Thursday, May 27, 2021

Joy and love in the Upanishads


So I just read the Penguin Classic edition of "The Upanishads", originally published in 1965. The title is somewhat misleading, since the slender volume only contain a few of the Hindu texts known as Upanishads. The translator, Juan (or Joan) Mascaró, also translated "The Bhagavad Gita". Curiously, Mascaró was Spanish (specifically Catalan), yet translated from Sanskrit to English! Since my knowledge of Sanskrit is virtually non-existent, I can´t really judge the translation. However, it did struck me that it sounds "Christian" (a lot of "joy" and "love" in this one, and even a "trinity"). Mascaró´s introduction, which I frankly only skimmed, also tries to find as many parallels as possible between the Upanishads, Christianity, the Romantics, and various poets and mystics through the ages. I´m not entirely sure if this is the right approach. 

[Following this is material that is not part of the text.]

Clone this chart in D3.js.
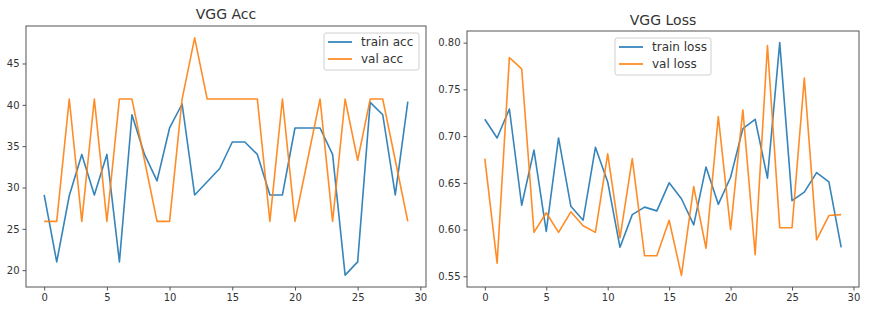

Still, the little book is interesting. Monist Hinduism always struck me as pessimistic and frankly weird - who wants to become "one" with some impersonal "god" who is suspiciously similar to dreamless sleep, or comes across as a hybrid between a fainting fit and brute matter. Merging with the divine like the drop merges with the ocean (i.e. disappear) doesn´t sound very appealing either. In Mascaró´s version, merging with Brahman sounds like consciousness-expansion, rather than nihilistic self-annihilation. As already mentioned, non-duality means joy and love. Even Shiva is described as a god of love in this scenario! The world around us is God´s creation (or Brahman´s emanation), and therefore wonderful and magical, but in order to reach *real* perfection, we have to go beyond it, to the Spirit from which it came and which still today both transcends it and dwells within it, including in ourselves (as the Atman). 

There are no explanatory notes, which is a pity, since the Upanishads contain many statements which cry out for some, shall we say, knowledge-expansion. At several points, an esoteric anatomy is described. Where you end up is dependent on where your subtle energies are directed. Pro tip: direct them to the top of the head! At other points, I get the impression that the impersonal Oversoul isn´t the highest reality, there is something else which transcends even it. Also, the world around us seems to be real, not an illusion, according to many passages. However, there are examples of the more "negative" teaching, too, as when dreamless sleep is portrayed as the obvíous longing of all creatures. Some Upanishads see the Vedic sacrifices and rituals as expressions of the Brahman, while others seem to repudiate them. Of course, these texts aren´t the work of a single school, so different approaches are to be expected. The most common one is to see the traditional rites as good, but nevertheless of a lower order than the yogic techniques, since the Vedic sacrifices can´t lead to liberation, but at most to a temporary stay in a heaven-world. And so on...

Will perhaps ponder these scriptures more in the future.